You can see the running docker containers with "docker ps"
$ docker ps CONTAINER ID IMAGE COMMAND CREATED STATUS PORTS NAMES af295db2f818 impalad_coord_exec "/opt/impala/bin/dae…" 2 minutes ago Up 2 minutes 0.0.0.0:21002->21000/tcp, 0.0.0.0:21052->21050/tcp, 0.0.0.0:25002->25000/tcp impala-test-cluster-impala-cluster-network-impalad_coord_exec-2 57011eda4ded impalad_coord_exec "/opt/impala/bin/dae…" 2 minutes ago Up 2 minutes 0.0.0.0:21001->21000/tcp, 0.0.0.0:21051->21050/tcp, 0.0.0.0:25001->25000/tcp impala-test-cluster-impala-cluster-network-impalad_coord_exec-1 7a3caac8ccc0 impalad_coord_exec "/opt/impala/bin/dae…" 2 minutes ago Up 2 minutes 0.0.0.0:21000->21000/tcp, 0.0.0.0:21050->21050/tcp, 0.0.0.0:25000->25000/tcp impala-test-cluster-impala-cluster-network-impalad_coord_exec-0 e54887a3bc2c catalogd "/opt/impala/bin/dae…" 2 minutes ago Up 2 minutes 0.0.0.0:25020->25020/tcp impala-test-cluster-impala-cluster-network-catalogd 57cd35033b15 statestored "/opt/impala/bin/dae…" 2 minutes ago Up 2 minutes 0.0.0.0:25010->25010/tcp impala-test-cluster-impala-cluster-network-statestored
Running Tests
Automated end-to-end tests are run with this job: https://jenkins.impala.io/job/ubuntu-20.04-dockerised-tests/. https://github.com/apache/impala/blob/master/bin/jenkins/dockerized-impala-bootstrap-and-test.sh bootstraps ubuntu from scratch and runs the tests.
Tips for Working with Dockerized Minicluster
- The Impala debug pages are mostly exposed on the same ports as the regular minicluster, i.e. localhost:25000, localhost:25001, localhost:25002, localhost:25010, localhost:25020. This is achieved by mapping from the default webserver ports inside the container to the desired ports outside the container.
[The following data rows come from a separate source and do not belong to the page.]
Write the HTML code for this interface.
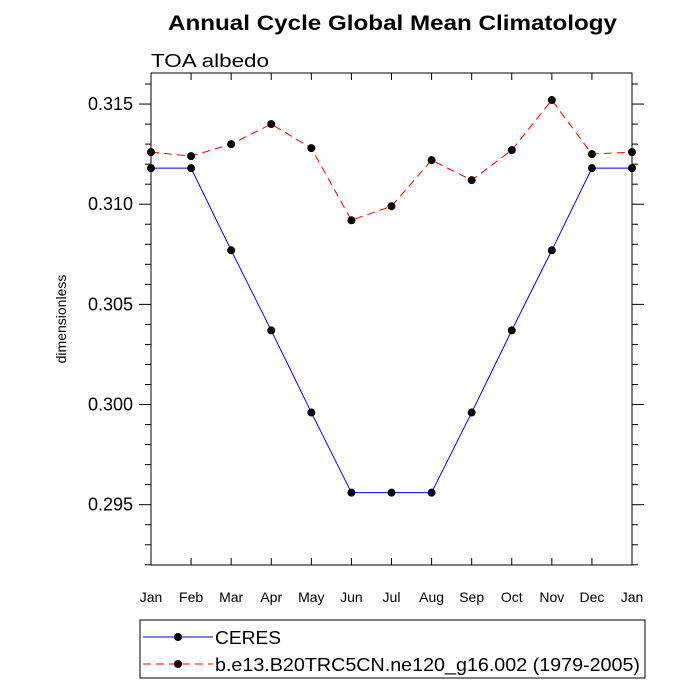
<!DOCTYPE html>
<html><head><meta charset="utf-8"><style>body{margin:0;background:#fff}svg{display:block;font-family:"Liberation Sans",sans-serif}</style></head>
<body>
<svg id="chart" width="700" height="700">
<text x="168" y="30" font-size="21" font-weight="bold" textLength="449" lengthAdjust="spacingAndGlyphs">Annual Cycle Global Mean Climatology</text>
<text x="151" y="67" font-size="18" textLength="118" lengthAdjust="spacingAndGlyphs">TOA albedo</text>
<text transform="translate(66,319) rotate(-90)" text-anchor="middle" font-size="14">dimensionless</text>
<g id="axes"></g><g id="series"></g>
<rect x="140" y="620" width="505" height="58" fill="none" stroke="#000"/>
<g><line x1="143" y1="637" x2="213" y2="637" stroke="#00f"/><circle cx="178" cy="637" r="4" fill="#000"/><text x="215" y="644" font-size="18" textLength="66" lengthAdjust="spacingAndGlyphs">CERES</text></g>
<g><line x1="143" y1="664" x2="213" y2="664" stroke="#f00" stroke-dasharray="8,5"/><circle cx="178" cy="664" r="4" fill="#000"/><text x="215" y="671" font-size="18" textLength="425" lengthAdjust="spacingAndGlyphs">b.e13.B20TRC5CN.ne120_g16.002 (1979-2005)</text></g>
</svg>
<script>
const months=["Jan","Feb","Mar","Apr","May","Jun","Jul","Aug","Sep","Oct","Nov","Dec","Jan"];
const ceres=[0.3118,0.3118,0.3077,0.3037,0.2996,0.2956,0.2956,0.2956,0.2996,0.3037,0.3077,0.3118,0.3118];
const model=[0.3126,0.3124,0.3130,0.3140,0.3128,0.3092,0.3099,0.3122,0.3112,0.3127,0.3152,0.3125,0.3126];
const yTicks=[0.295,0.300,0.305,0.310,0.315];
const yTickLabels=["0.295","0.300","0.305","0.310","0.315"];
const L=151,R=632,T=73,B=565,yMin=0.29199,yMax=0.31655;
const X=i=>L+(R-L)*i/(months.length-1);
const Y=v=>B-(v-yMin)/(yMax-yMin)*(B-T);
const NS="http://www.w3.org/2000/svg";
function mk(p,t,a){const e=document.createElementNS(NS,t);for(const k in a)e.setAttribute(k,a[k]);p.appendChild(e);return e;}
const ax=document.getElementById('axes'),se=document.getElementById('series');
const frame=mk(ax,'rect',{x:L,y:T,width:R-L,height:B-T,fill:'none',stroke:'#000'});


months.forEach((m,i)=>{const x=X(i);
mk(ax,'line',{x1:x,y1:B,x2:x,y2:B-7,stroke:'#000'});mk(ax,'line',{x1:x,y1:T,x2:x,y2:T+7,stroke:'#000'});
const t=mk(ax,'text',{x:x,y:B+37,'text-anchor':'middle','font-size':14});t.textContent=m;

});
for(let v=0.292;v<=0.3165;v+=0.001){const y=Y(v);const maj=Math.abs(Math.round(v*1000)%5)===0;const l=maj?12:6;
mk(ax,'line',{x1:L,y1:y,x2:L-l,y2:y,stroke:'#000'});mk(ax,'line',{x1:R,y1:y,x2:R+l,y2:y,stroke:'#000'});}
yTicks.forEach((v,i)=>{const t=mk(ax,'text',{x:L-18,y:Y(v)+6,'text-anchor':'end','font-size':18});t.textContent=yTickLabels[i];

});
function draw(arr,col,dash,name){const p=mk(se,'polyline',{points:arr.map((v,i)=>X(i)+','+Y(v)).join(' '),fill:'none',stroke:col,'stroke-dasharray':dash});


arr.forEach((v,i)=>{const c=mk(se,'circle',{cx:X(i),cy:Y(v),r:4,fill:'#000'});

});}
draw(ceres,'#00f','none','ceres');
draw(model,'#f00','8,5','model');
</script>
</body></html>
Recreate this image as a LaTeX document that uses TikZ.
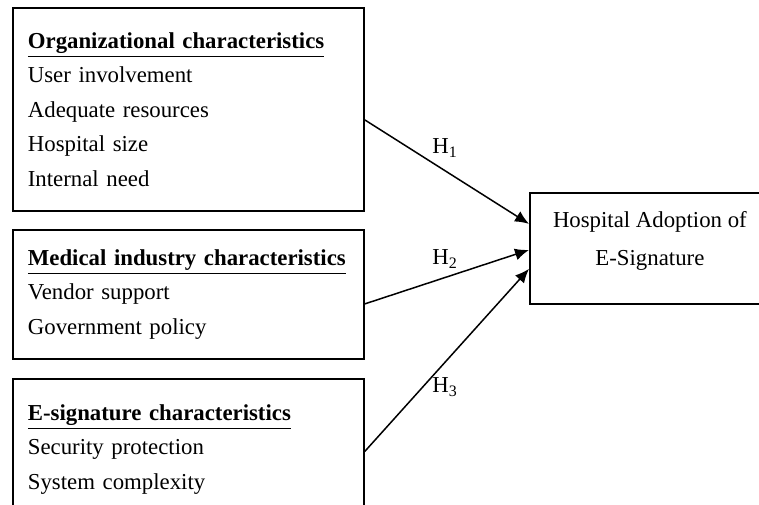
\documentclass[tikz,border=0pt]{standalone}
\usepackage{fontspec}
\setmainfont{Liberation Serif}
\usepackage{tikz}
\usetikzlibrary{calc,arrows.meta}
\tikzset{
  factor/.style={draw,line width=0.9pt,anchor=north west,minimum width=175.5pt,text width=160.5pt,
    inner xsep=7.5pt,align=left,font=\fontsize{11.4}{17.25}\selectfont},
  hyp/.style={-{Latex[length=7pt,width=6pt]},line width=0.75pt},
  hlabel/.style={font=\fontsize{11.4}{13}\selectfont,inner sep=0pt}
}
\begin{document}
\begin{tikzpicture}[x=0.5pt,y=-0.5pt]
  \useasboundingbox (0,0) rectangle (759,504);
  \node[factor,minimum height=101.5pt](org)at(12,7){\underline{\textbf{Organizational characteristics}}\\User involvement\\Adequate resources\\Hospital size\\Internal need};
  \node[factor,minimum height=64.5pt](med)at(12,229){\underline{\textbf{Medical industry characteristics}}\\Vendor support\\Government policy};
  \node[factor,minimum height=70.5pt](esig)at(12,378){\underline{\textbf{E-signature characteristics}}\\Security protection\\System complexity};
  \node[draw,line width=0.9pt,anchor=north west,inner sep=0pt,font=\fontsize{11.4}{18.75}\selectfont](adopt)at(529,192)
    {\parbox[c][55.5pt][t]{120pt}{\centering\vspace*{9.5pt}Hospital Adoption of\\E-Signature}};
  \draw[hyp] ($(org.east)+(0,10.5)$) -- ($(adopt.west)+(0,-24.5)$);
  \draw[hyp] ($(med.east)+(0,9.5)$) -- ($(adopt.west)+(0,1.5)$);
  \draw[hyp] ($(esig.east)+(0,2)$) -- ($(adopt.west)+(0,20.5)$);
  \node[hlabel](h1)at(445,148){H\textsubscript{1}};
  \node[hlabel](h2)at(445,259){H\textsubscript{2}};
  \node[hlabel](h3)at(445,387){H\textsubscript{3}};
\end{tikzpicture}
\end{document}
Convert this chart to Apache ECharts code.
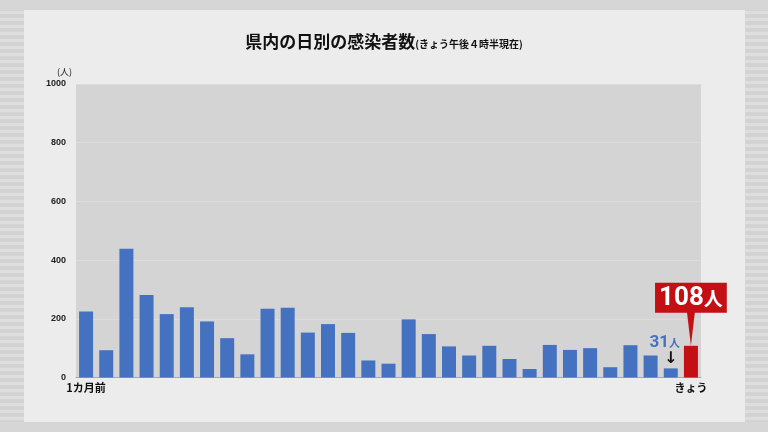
<!DOCTYPE html>
<html>
<head>
<meta charset="utf-8">
<script src="https://cdn.jsdelivr.net/npm/echarts@6/dist/echarts.min.js"></script>
<style>
  html, body { margin: 0; padding: 0; width: 768px; height: 432px; overflow: hidden; }
  body {
    background: repeating-linear-gradient(to bottom, #d3d3d3 0px, #d3d3d3 4px, #dedede 4px, #dedede 7px);
    position: relative;
  }
  #panel { position: absolute; left: 24px; top: 10px; width: 721px; height: 412px; background: #ececec; }
  #topband { position: absolute; left: 0; top: 0; width: 768px; height: 10px; background: #d6d6d6; }
  #botband { position: absolute; left: 0; top: 422px; width: 768px; height: 10px; background: #d6d6d6; }
  #chart { position: absolute; left: 0; top: 0; width: 768px; height: 432px; }
</style>
</head>
<body>
<div id="topband"></div>
<div id="botband"></div>
<div id="panel"></div>
<div id="chart"></div>
<script>
// ---- data ----
const categories = ['1カ月前','d2','d3','d4','d5','d6','d7','d8','d9','d10','d11','d12','d13','d14','d15','d16','d17','d18','d19','d20','d21','d22','d23','d24','d25','d26','d27','d28','d29','d30','きょう'];
const tickLabels = ['1カ月前','','','','','','','','','','','','','','','','','','','','','','','','','','','','','','きょう'];
const dailyCases = [225, 93, 439, 281, 216, 239, 191, 134, 79, 234, 238, 153, 182, 152, 58, 47, 198, 148, 106, 75, 108, 63, 29, 111, 94, 100, 35, 110, 75, 31, 108];
const yTicks = [0, 200, 400, 600, 800, 1000];
const titleMain = '県内の日別の感染者数';
const titleSub = '(きょう午後４時半現在)';
const unitName = '(人)';

const BLUE = '#4472c0';
const RED = '#c40f14';
const JP = '"Noto Sans CJK JP", "Noto Sans", sans-serif';
const lastIdx = dailyCases.length - 1;
const prevIdx = dailyCases.length - 2;

const barData = dailyCases.map((v, i) => {
  const item = { value: v };
  if (i === lastIdx) item.itemStyle = { color: RED };
  if (i === prevIdx) {
    item.label = {
      show: true,
      position: 'top',
      distance: 1,
      offset: [-6, 0],
      formatter: '{n|' + v + '}{u|人}\n{a|↓}',
      rich: {
        n: { fontSize: 17, fontWeight: 'bold', color: BLUE, fontFamily: 'Roboto, sans-serif', lineHeight: 16 },
        u: { fontSize: 11, fontWeight: 'bold', color: BLUE, fontFamily: JP, lineHeight: 16 },
        a: { fontSize: 16, fontWeight: 'bold', color: '#111', fontFamily: 'DejaVu Sans, sans-serif', lineHeight: 17, padding: [0, 0, 0, 12] }
      }
    };
  }
  return item;
});

const chart = echarts.init(document.getElementById('chart'), null, { renderer: 'canvas' });
chart.setOption({
  backgroundColor: 'transparent',
  animation: false,
  title: {
    text: '{m|' + titleMain + '}{s|' + titleSub + '}',
    left: 'center',
    top: 28,
    textStyle: {
      rich: {
        m: { fontSize: 17, fontWeight: 'bold', color: '#111', fontFamily: JP },
        s: { fontSize: 10, fontWeight: 'bold', color: '#111', fontFamily: JP, verticalAlign: 'bottom', padding: [0, 0, 1, 0] }
      }
    }
  },
  grid: { left: 76, right: 67, top: 84, bottom: 54.5, show: true, backgroundColor: '#d4d4d4', borderWidth: 0 },
  xAxis: {
    type: 'category',
    data: categories,
    axisTick: { show: false },
    axisLine: { show: true, lineStyle: { color: '#a8a8a8', width: 1 } },
    axisLabel: {
      interval: 0,
      margin: 5,
      fontSize: 11,
      fontWeight: 'bold',
      color: '#111',
      fontFamily: JP,
      formatter: (val, idx) => tickLabels[idx]
    }
  },
  yAxis: {
    type: 'value',
    min: yTicks[0],
    max: yTicks[yTicks.length - 1],
    interval: yTicks[1] - yTicks[0],
    name: unitName,
    nameLocation: 'end',
    nameGap: 8,
    nameTextStyle: { align: 'right', padding: [0, 4, 0, 0], fontSize: 9, color: '#222', fontFamily: JP },
    axisLine: { show: false },
    axisTick: { show: false },
    axisLabel: { margin: 10, fontSize: 9, fontWeight: 'bold', color: '#222', fontFamily: 'Liberation Sans, Arial, sans-serif', formatter: (v) => String(v) },
    splitLine: { show: true, lineStyle: { color: '#dcdcdc', width: 1 } }
  },
  series: [{
    type: 'bar',
    data: barData,
    barWidth: 14,
    itemStyle: { color: BLUE },
    markPoint: {
      silent: true,
      data: [{
        coord: [lastIdx, dailyCases[lastIdx]],
        symbol: 'path://M0,0 L8,0 L4,34 Z',
        symbolSize: [8, 34],
        symbolOffset: [0, '-50%'],
        itemStyle: { color: RED },
        label: {
          show: true,
          position: 'top',
          distance: -1,
          formatter: '{n|' + dailyCases[lastIdx] + '}{u|人}',
          backgroundColor: RED,
          padding: [1, 4, 0, 4],
          rich: {
            n: { fontSize: 26, fontWeight: 'bold', color: '#fff', fontFamily: 'Roboto, sans-serif', lineHeight: 29 },
            u: { fontSize: 19, fontWeight: 'bold', color: '#fff', fontFamily: JP, lineHeight: 29 }
          }
        }
      }]
    }
  }]
});
</script>
</body>
</html>
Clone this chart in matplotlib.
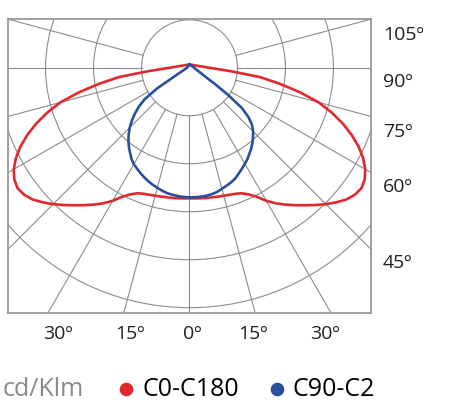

I.e. all of the Impala daemons are exposing their webserver on port 25000 inside the container.
- If you want to look at logs or other state in a running container, you can use "docker exec" to run a bash process inside a container (using the name or ID from "docker ps"). Inside the container is a very stripped down Ubuntu environment, so it may be missing many commands you're accustomed to!
docker exec -it impala-test-cluster-impala-cluster-network-catalogd /bin/bash cat /tmp/catalogd.INFO
Switching between Dockerized and Non-Dockerized Minicluster
This is not totally streamlined. Here are some rough notes about the issues you may run into:
- HMS and Kudu metadata has hostnames embedded in various places, so if you did data load with the non-dockerized cluster, you will likely not be able to access any tables with a dockerized cluster.
- If you load data with a dockerized cluster, you can generally access tables with the non-dockerized cluster so long as you keep your bridge network around and all of the processes are listening on the bridge network's gateway IP.
- You will likely need to explicitly kill running impala processes with start-impala-cluster.py --kill to avoid port conflicts.